Risk Assessments/Management, Asset Management, Security Architecture, Cloud Security

Preventing another Equifax breach: Sevco Security wants to transform asset management

Sevco Security announced $15 million in Series A funding on Wednesday contributing to a vision from the founders to transform an emerging product category much in the same way they did endpoint detection and response (EDR) with Carbon Black in 2002.

J.J. Guy, Sevco co-founder and CEO and a Carbon Black founder, said the company will use the funding to deliver cloud-based visibility into a company’s asset inventory and the telemetry required to understand how those assets change over time.

Guy said while companies have had trouble gaining visibility into their assets for several years, it came to a head in a March 2019 hearing when Sen. Rob Portman, R-Ohio, pressed Equifax CEO Mark Begor and Chief Information Security Officer Jamil Farschi about whether a lack of an IT asset inventory caused the now-famous Equifax breach of 2017.
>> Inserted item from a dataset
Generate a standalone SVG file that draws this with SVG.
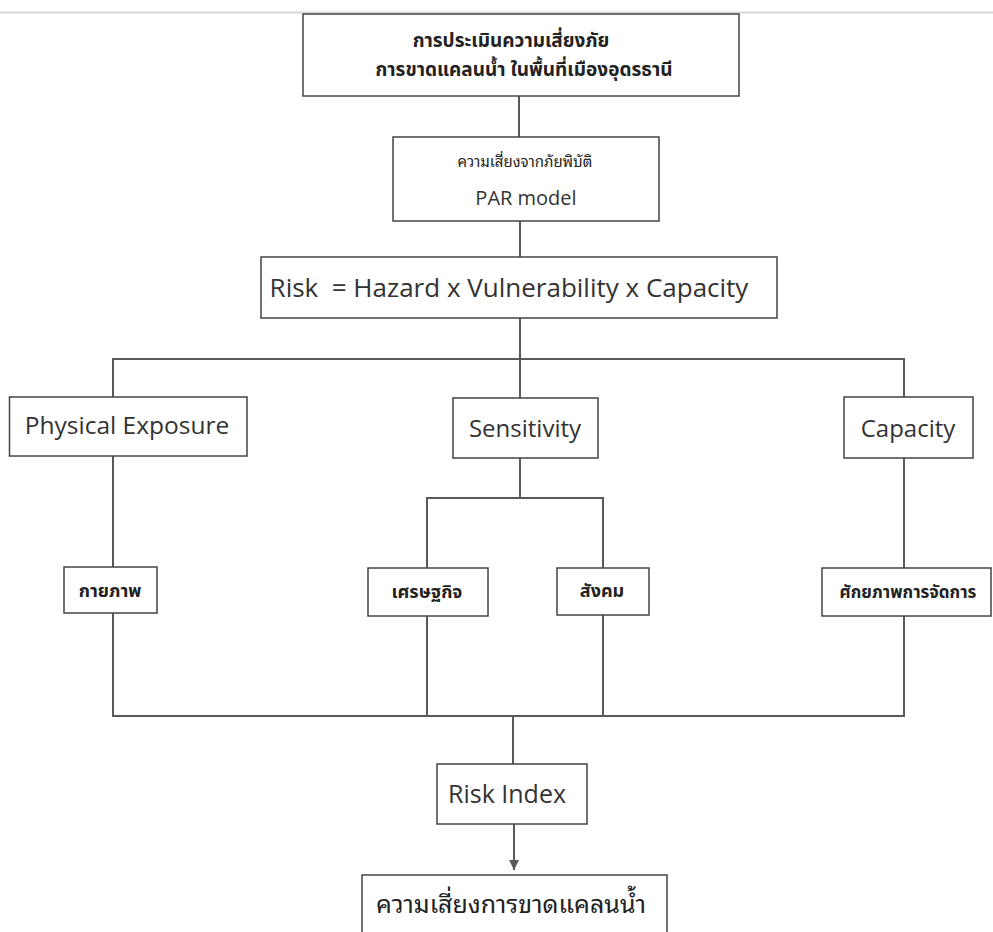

Farschi ultimately conceded that better visibility into corporate assets would have helped – a best practices that the National Institute of Standards (NIST) has recommended of all companies.

“Companies have all these devices in silos,” Guy said, adding that when managers ask for the inventory numbers on the devices, they get different numbers from the Active Directory person, the patch management department, the endpoint management team, and the person who manages the vulnerability scanner.

“The numbers are all different and they overlap in very complex ways,” Guy said. “We import inventory from all existing sources inside the organization and go through the correlation process and present the converged inventory. For the first time the customer sees the total number of devices in their environment.“

By having the asset inventory information, companies can now see in real-time when the device counts change. For example, Guy said when an executive spends a full morning at an off-site meeting and may change conference room locations three or four times, the system will register the IP address of the Wi-Fi system the executive uses at each location and flag them if the IP address is on a blacklist. Simply knowing where their assets are and the last IP address used is valuable information during an incident response investigation, added Guy.

The initial funding was headed up by SYN Ventures, with participation from .406 Ventures, Accomplice, Bill Wood Ventures and fama Ventures.